If you thought the imminent arrival of AMD’s Navi GPUs would herald the end for the continual rebranding of the Polaris range of graphics cards then you might have been a touch premature. Dig through the INF files of any recent AMD Adrenalin driver package and you’ll find multiple references to the unreleased Radeon 600-series of graphics silicon.

And before you get too excited about the potential implications of the new nomenclature possibly indicating the first flush of genuinely new AMD graphics cards, the low-level nature of the GPUs supported by the driver software precludes them being the vanguard for Navi. Rather, as they’re showing the same device IDs as existing, low-end Polaris GPUs we can be pretty sure the Radeon 620, Radeon 625, Radeon 630, and Radeon RX 640 are simply rebadged versions of existing hardware.

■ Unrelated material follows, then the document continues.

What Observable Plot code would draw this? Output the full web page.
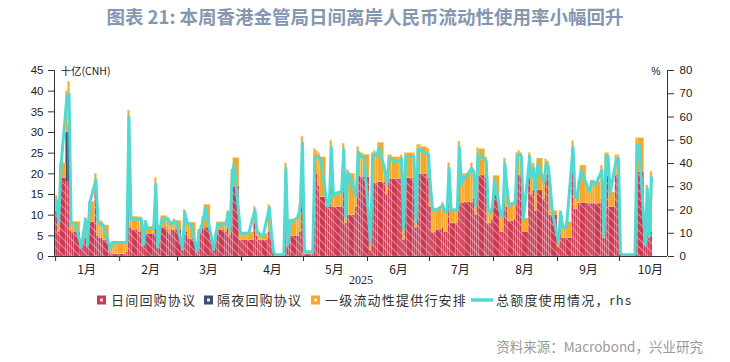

It’s likely that these are OEM rebrands of the existing Polaris GPUs for laptop makers to drop into their low-spec machines to make them sound as though they have brand new graphics silicon in them. They could even simply be the new names given to some rebranded weakheart Apple Mac graphics silicon so that the polo neck brigade can feel special with their own bespoke GPUs.

But there is also the possibility that the Radeon RX 600-series nomenclature is indicative of a whole new generation of graphics cards, where the low-end options retain the classic 14nm, or even 12nm, Polaris architecture, while the higher-spec cards get the new 7nm Navi silicon.

Top spec: These are the best graphics cards around today

Your Radeon RX 640 would then see the Navi-based Radeon RX 680 and RX 670 sitting above it in the tech tree, sporting a different architecture but sharing the same naming scheme. That’s how AMD has historically built its GPU stacks; where the original 400-series generation, which introduced the 14nm Polaris-powered RX 480, also had 28nm Islands GPUs as its entry level options.

AMD 600-series entries

That does, however, fly in the face of the rumoured RX 3000-series branding which has been put forward as the naming scheme for the next-gen Navi GPUs releasing before the end of September. Though, as Nvidia has shown bifurcating the nomenclature of its current Turing generation of graphics cards, it’s not beyond the realms of possibility that AMD might have both the 600- and 3000-series co-existing with different underlying GPU designs.

AMD silicon

While the RX 640 et al have only recently been brought to our attention via a TechPowerUp forum member digging into the latest Adrenalin drivers, the same Radeon 600-series entries have been in multiple driver releases at least since the start of this year. Whether AMD has been hiding the name of its new generation of mainstream graphics cards in plain sight all this time is debatable, so it may yet have zero relevance to the upcoming AMD Navi GPUs on their way soon.